Thursday, 13 December 2007
Taking Stock of Sunsets and Turbines in the Fens
Don’t Ask Me, Love, For That First Love
Don’t think I haven’t changed. Who said
absence makes the heart grow fonder?
Though I watch the sunset redden
every day, days don’t grow longer.
There are many kinds of silence
none more radiant than the sun’s
Sun is silent in our presence,
unlike love, silent when it’s gone.
I was driving across the Fens this week, past a group of twelve huge monumental wind turbines just as the sun was setting behind them. These twelve turbines never cease to amaze me, they tower across the flat reach of the fen and can be seen for miles, appearing to dance from side to side of the car as the road through the fens twists and turns towards them.
Old Fen roads follow the old sheep tracks that meandered through the fens before they were fully drained. They get from A to B in a strange sort of dalliance with the landscape, Fen men took their time in the past and never took a straight line as that could end up in a quagmire, true deep darkest fen people are still inclined to eschew the straight line when trying to arrive at some destination. They are not great talkers but regard the conversational landscape as something to be negotiated with care, which isn’t necessarily a bad thing as it leaves them room to manoeuvre and take stock. I think they do that well in the heart of the fens, they take stock; there is, of course, a huge stretch of horizon to take stock of. Perhaps it is a rural rather than fen trait, the ability to stand and take stock of things. Presumably the saying derives from watching your livestock or counting your beasts in an intense and careful manner.
Given the spectacular sunset, in which the whole sky took on the appearance of a bubbling cauldron of fire and the brooding outline of the wind turbines against this backdrop, I pulled over onto the verge and decided to take stock. I got out of the car and just looked for several minutes.I suddenly recalled I had the camera in the car so I took some pictures, one of which is at the top of the blog. Now perhaps taking stock should have meant just staying with the moment and watching that sunset slowly wind down. I have this concern that capturing the moment forever photographically can often mean that actually you lose that moment forever, as you become swept up in the minutiae of technology. Of course we now want permanent reminders of happy events, occasions, family, sights we have seen. A memory now can often be inextricable bound to its photograph to the extent that I do have some family photos which I am sure have allowed me to construct a memory rather than recall one. I have several memories of some events that I can still recall because I made a mental note at the time to emblazon the moment on my mind, print it permanently on my own synaptic hard drive but do we trust the memory? Before photography I am sure events and faces just slipped away but now we can refresh an event a face on a daily, even hourly basis should we wish to.

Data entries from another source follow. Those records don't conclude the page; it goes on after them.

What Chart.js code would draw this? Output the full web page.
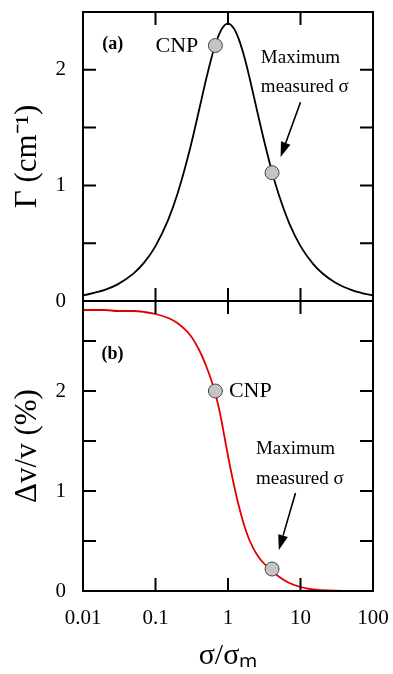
<!DOCTYPE html>
<html>
<head>
<meta charset="utf-8">
<script src="https://cdn.jsdelivr.net/npm/chart.js@4.4.0/dist/chart.umd.min.js"></script>
<style>
body { margin: 0; background: #fff; }
#wrap { position: relative; width: 393px; height: 674px; }
canvas { position: absolute; left: 0; }
</style>
</head>
<body>
<div id="wrap">
  <canvas id="gammaChart" width="393" height="325" style="top:0px"></canvas>
  <canvas id="dvChart" width="393" height="384" style="top:290px"></canvas>
</div>
<script>
// values
const sigmaRatio = [0.01, 0.02, 0.03, 0.05, 0.07, 0.1, 0.15, 0.2, 0.3, 0.4, 0.5, 0.6, 0.7, 0.8, 0.9, 1,
                    1.2, 1.4, 1.7, 2, 2.5, 3, 4, 5, 7, 10, 15, 20, 30, 50, 70, 100];
const gammaValues = [0.048, 0.096, 0.144, 0.239, 0.334, 0.475, 0.704, 0.923, 1.32, 1.655, 1.92, 2.118, 2.255, 2.341, 2.387, 2.40,
                     2.36, 2.27, 2.10, 1.92, 1.655, 1.44, 1.129, 0.923, 0.672, 0.475, 0.319, 0.24, 0.16, 0.096, 0.069, 0.048];
const dvValues = [2.81, 2.81, 2.80, 2.80, 2.79, 2.77, 2.73, 2.68, 2.56, 2.41, 2.25, 2.09, 1.92, 1.73, 1.53, 1.35,
                  1.07, 0.86, 0.64, 0.50, 0.365, 0.29, 0.205, 0.145, 0.08, 0.04, 0.015, 0.008, 0.003, 0.001, 0, 0];
const markerSigma = [0.67, 4.05];
const markerGamma = [2.21, 1.11];
const markerDv = [2.0, 0.22];
const xTickValues = [0.01, 0.1, 1, 10, 100];
const xTickLabels = ['0.01', '0.1', '1', '10', '100'];

const serif = '"Liberation Serif", "Times New Roman", serif';
const tickLen = 13;

function drawArrow(ctx, x1, y1, x2, y2) {
  const ang = Math.atan2(y2 - y1, x2 - x1);
  const len = 15, half = 5;
  const bx = x2 - len * Math.cos(ang), by = y2 - len * Math.sin(ang);
  ctx.beginPath();
  ctx.moveTo(x1, y1);
  ctx.lineTo(bx, by);
  ctx.lineWidth = 1.6;
  ctx.stroke();
  ctx.beginPath();
  ctx.moveTo(x2, y2);
  ctx.lineTo(bx + half * Math.sin(ang), by - half * Math.cos(ang));
  ctx.lineTo(bx - half * Math.sin(ang), by + half * Math.cos(ang));
  ctx.closePath();
  ctx.fill();
}

// frame, inward ticks and the text notes of one panel
function panelDecor(notes, arrow) {
  return {
    id: 'panelDecor',
    afterDatasetsDraw(chart) {
      const { ctx, chartArea: a, scales } = chart;
      const xs = scales.x, ys = scales.y;
      ctx.save();
      ctx.strokeStyle = '#000';
      ctx.fillStyle = '#000';
      ctx.lineWidth = 2;
      ctx.strokeRect(a.left, a.top, a.right - a.left, a.bottom - a.top);
      ctx.beginPath();
      xTickValues.slice(1, -1).forEach(v => {
        const px = xs.getPixelForValue(v);
        ctx.moveTo(px, a.top); ctx.lineTo(px, a.top + tickLen);
        ctx.moveTo(px, a.bottom); ctx.lineTo(px, a.bottom - tickLen);
      });
      ys.ticks.forEach(t => {
        const v = t.value;
        if (v <= ys.min || v >= ys.max || Math.abs(v * 2 - Math.round(v * 2)) > 1e-6) return;
        const py = ys.getPixelForValue(v);
        ctx.moveTo(a.left, py); ctx.lineTo(a.left + tickLen, py);
        ctx.moveTo(a.right, py); ctx.lineTo(a.right - tickLen, py);
      });
      ctx.stroke();

      ctx.textBaseline = 'middle';
      notes.forEach(n => {
        ctx.font = n.font;
        ctx.textAlign = n.align || 'left';
        ctx.fillText(n.text, xs.getPixelForValue(n.x), ys.getPixelForValue(n.y));
      });
      drawArrow(ctx,
        xs.getPixelForValue(arrow[0]), ys.getPixelForValue(arrow[1]),
        xs.getPixelForValue(arrow[2]), ys.getPixelForValue(arrow[3]));
      ctx.restore();
    }
  };
}

function xAxis(show) {
  return {
    type: 'logarithmic', min: 0.01, max: 100, display: show,
    afterBuildTicks: s => { s.ticks = xTickValues.map(v => ({ value: v })); },
    afterFit: s => {
      s.height = show ? 83 : 0;
      s.paddingLeft = 0;
      s.paddingRight = 0;
    },
    grid: { display: false, drawTicks: false },
    border: { display: false },
    ticks: {
      autoSkip: false, maxRotation: 0, padding: 15, color: '#000',
      font: { family: serif, size: 21 },
      callback: (v, i) => xTickLabels[i]
    },
    title: { display: show, text: 'σ/σₘ', color: '#000', font: { family: serif, size: 30 }, padding: { top: 0, bottom: 0 } }
  };
}

function yAxis(max, title) {
  return {
    min: 0, max: max,
    afterFit: s => {
      s.width = 83;
      s.paddingTop = 0;
      s.paddingBottom = 0;
    },
    grid: { display: false, drawTicks: false },
    border: { display: false },
    ticks: {
      stepSize: 0.5, autoSkip: false, padding: 17, color: '#000',
      font: { family: serif, size: 21 },
      callback: v => Number.isInteger(v) ? v : ''
    },
    title: { display: true, text: title, color: '#000', font: { family: serif, size: 31 }, padding: { top: 9, bottom: 0 } }
  };
}

function markerSet(yVals) {
  return {
    data: markerSigma.map((s, i) => ({ x: s, y: yVals[i] })),
    pointRadius: 7, pointBackgroundColor: '#c4c4c4',
    pointBorderColor: '#444', pointBorderWidth: 1, showLine: false
  };
}

function curveSet(yVals, color) {
  return {
    data: sigmaRatio.map((s, i) => ({ x: s, y: yVals[i] })),
    showLine: true, borderColor: color, borderWidth: 1.8,
    pointRadius: 0, cubicInterpolationMode: 'monotone'
  };
}

const common = {
  responsive: false, animation: false, devicePixelRatio: 1,
  events: [],
  plugins: { legend: { display: false }, tooltip: { enabled: false } }
};

new Chart(document.getElementById('gammaChart'), {
  type: 'scatter',
  data: { datasets: [markerSet(markerGamma), curveSet(gammaValues, '#000')] },
  options: {
    ...common,
    layout: { autoPadding: false, padding: { top: 12, right: 20, bottom: 24, left: 0 } },
    scales: { x: xAxis(false), y: yAxis(2.5, 'Γ (cm⁻¹)') }
  },
  plugins: [panelDecor([
    { text: '(a)', x: 0.0185, y: 2.22, font: 'bold 18px ' + serif },
    { text: 'CNP', x: 0.39, y: 2.2, align: 'right', font: '22px ' + serif },
    { text: 'Maximum', x: 2.84, y: 2.10, font: '19px ' + serif },
    { text: 'measured σ', x: 2.84, y: 1.85, font: '19px ' + serif }
  ], [10.0, 1.72, 5.31, 1.245])]
});

new Chart(document.getElementById('dvChart'), {
  type: 'scatter',
  data: { datasets: [markerSet(markerDv), curveSet(dvValues, '#e00000')] },
  options: {
    ...common,
    layout: { autoPadding: false, padding: { top: 11, right: 20, bottom: 0, left: 0 } },
    scales: { x: xAxis(true), y: yAxis(2.9, 'Δv/v (%)') }
  },
  plugins: [panelDecor([
    { text: '(b)', x: 0.018, y: 2.37, font: 'bold 18px ' + serif },
    { text: 'CNP', x: 1.03, y: 2.0, font: '22px ' + serif },
    { text: 'Maximum', x: 2.43, y: 1.42, font: '19px ' + serif },
    { text: 'measured σ', x: 2.43, y: 1.12, font: '19px ' + serif }
  ], [8.53, 0.98, 5.03, 0.41])]
});
</script>
</body>
</html>
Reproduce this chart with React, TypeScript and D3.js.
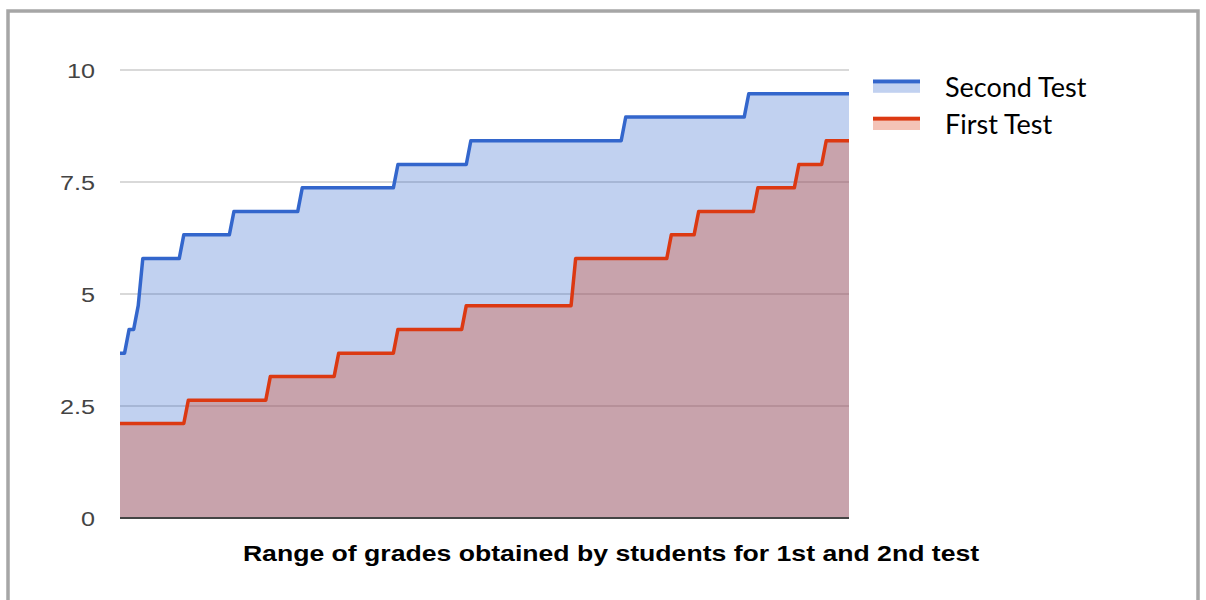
import React from "react";
import * as d3 from "d3";

// Grade levels (out of 10) and how many students (sorted) sit on each level
const secondTestLevels = [3.68, 4.21, 4.74, 5.79, 6.32, 6.84, 7.37, 7.89, 8.42, 8.95, 9.47];
const secondTestCounts = [2, 2, 1, 9, 11, 15, 21, 16, 34, 27, 23];
const firstTestLevels = [2.11, 2.63, 3.16, 3.68, 4.21, 4.74, 5.79, 6.32, 6.84, 7.37, 7.89, 8.42];
const firstTestCounts = [15, 18, 15, 13, 15, 24, 21, 6, 13, 9, 6, 6];

const yTicks = [0, 2.5, 5, 7.5, 10];
const yTickLabels = ["0", "2.5", "5", "7.5", "10"];
const seriesNames = ["Second Test", "First Test"];
const title = "Range of grades obtained by students for 1st and 2nd test";

function expand(levels: number[], counts: number[]): number[] {
  const out: number[] = [];
  levels.forEach((l, i) => {
    for (let k = 0; k < counts[i]; k++) out.push(l);
  });
  return out;
}

export default function App() {
  const second = expand(secondTestLevels, secondTestCounts);
  const first = expand(firstTestLevels, firstTestCounts);
  const n = Math.max(second.length, first.length);

  const x = d3.scaleLinear().domain([0, n - 1]).range([120, 849]);
  const y = d3.scaleLinear().domain([0, 10]).range([518, 70]);

  const area = d3
    .area<number>()
    .x((_, i) => x(i))
    .y0(y(0))
    .y1((d) => y(d));
  const line = d3
    .line<number>()
    .x((_, i) => x(i))
    .y((d) => y(d));

  const blue = "#3366cc";
  const red = "#dc3912";

  const series = [
    { name: seriesNames[0], data: second, color: blue },
    { name: seriesNames[1], data: first, color: red },
  ];

  return (
    <svg
      width={1206}
      height={600}
      style={{ position: "absolute", left: 0, top: 0, display: "block", background: "#fff" }}
    >
      <rect x={0} y={0} width={1206} height={600} fill="#fff" />
      <rect x={8} y={11} width={1190} height={620} fill="none" stroke="#a6a6a6" strokeWidth={3.5} />

      {/* gridlines */}
      {yTicks.slice(1).map((t) => (
        <line key={t} x1={120} x2={849} y1={y(t)} y2={y(t)} stroke="#cccccc" strokeWidth={1.3} />
      ))}

      {/* areas */}
      {series.map((s) => (
        <path key={s.name} d={area(s.data) || ""} fill={s.color} fillOpacity={0.3} stroke="none" />
      ))}
      {/* lines */}
      {series.map((s) => (
        <path
          key={s.name + "l"}
          d={line(s.data) || ""}
          fill="none"
          stroke={s.color}
          strokeWidth={3.5}
          strokeLinejoin="round"
        />
      ))}

      {/* baseline */}
      <line x1={120} x2={849} y1={y(0)} y2={y(0)} stroke="#444" strokeWidth={2} />

      {/* y tick labels */}
      {yTicks.map((t, i) => (
        <text
          key={t}
          transform={`translate(95,${y(t) + 7.5}) scale(1.2,1)`}
          textAnchor="end"
          fontFamily="'Liberation Sans', Arial, sans-serif"
          fontSize={21}
          fill="#444"
        >
          {yTickLabels[i]}
        </text>
      ))}

      {/* legend */}
      {series.map((s, i) => {
        const top = 79.5 + i * 37.2;
        return (
          <g key={s.name + "lg"}>
            <rect x={873} y={top + 4} width={47} height={9.3} fill={s.color} fillOpacity={0.3} />
            <rect x={873} y={top} width={47} height={4} fill={s.color} />
            <text
              x={945}
              y={97 + i * 37}
              fontFamily="Lato, 'Open Sans', sans-serif"
              fontSize={27}
              fill="#000"
            >
              {s.name}
            </text>
          </g>
        );
      })}

      {/* title */}
      <text
        transform="translate(611,561) scale(1.21,1)"
        textAnchor="middle"
        fontFamily="'Liberation Sans', Arial, sans-serif"
        fontWeight="bold"
        fontSize={22}
        fill="#000"
      >
        {title}
      </text>
    </svg>
  );
}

I heard on the radio that in the States they are having great success helping Alzheimer patients retain short term memory by fitting them with a tiny camera and a small screen that they can watch back to show what they have done that day, that hour, two minutes ago. It acts as a kind of constant stream of visual memory for them. That’s where I put the keys because I can see myself putting them in the fridge on the playback. This process apparently not only helps them recall things but also prevents the memory deteriorating. This would suggest that seeing something after it has occurred, re-enforces not just that event but our total ability to recall things. I do play a sort of video in my head when trying to remember something; it has a filmic quality to it. Before the invention of film, the cinema, any form of moving visual representation how did people refer to that , probably by just saying they ‘re-lived’ an experience. The mind’s eye is a very ancient term for seeing what we have experienced. Are we unique amongst the animals to be able to re-create past experiences visually? There are those who have difficulty doing that but who recall by other senses; sound, smell, touch. I worked with someone who could repeat things she had heard accurately years after, including boringly a number of Queen’s Christmas messages to the nation.
I was once however fascinated to talk with a man who had been blind from birth who assured me that he had ‘visual’ dreams, dreams in which his ‘minds’ eye’ functioned. He told me other blind people also had this experience. Does that mean we are hard wired to experience dreaming and perhaps memory in a visual way? Does the taking of a photograph appeal to our innate sense of wanting to capture something visually? Now we have the means to capture an experience in a physical way and keep it locked in our computer or in the album does our capacity to remember clearly become damaged?
I tend to think the camera is a mere blink of the eye in terms of evolution and that we just have to learn to slow down and take stock more and memories can still be made and retained. Those people that return with a viewfinder experience of their holiday definitely don’t take stock enough. Like The Fast Show I intend to make that phrase my motto for the coming year. ‘Today I shall be mostly taking stock’. In fact I think I might even have a T Shirt printed and take a photo of me in it to remind myself to do it. I could sell them to others and start a whole ‘taking stock’ campaign; it could become a total lifestyle choice.
I will look forward to being fitted with a small personal video recorder and screen in due course so I can find my car keys which have indeed been placed in the fridge before now.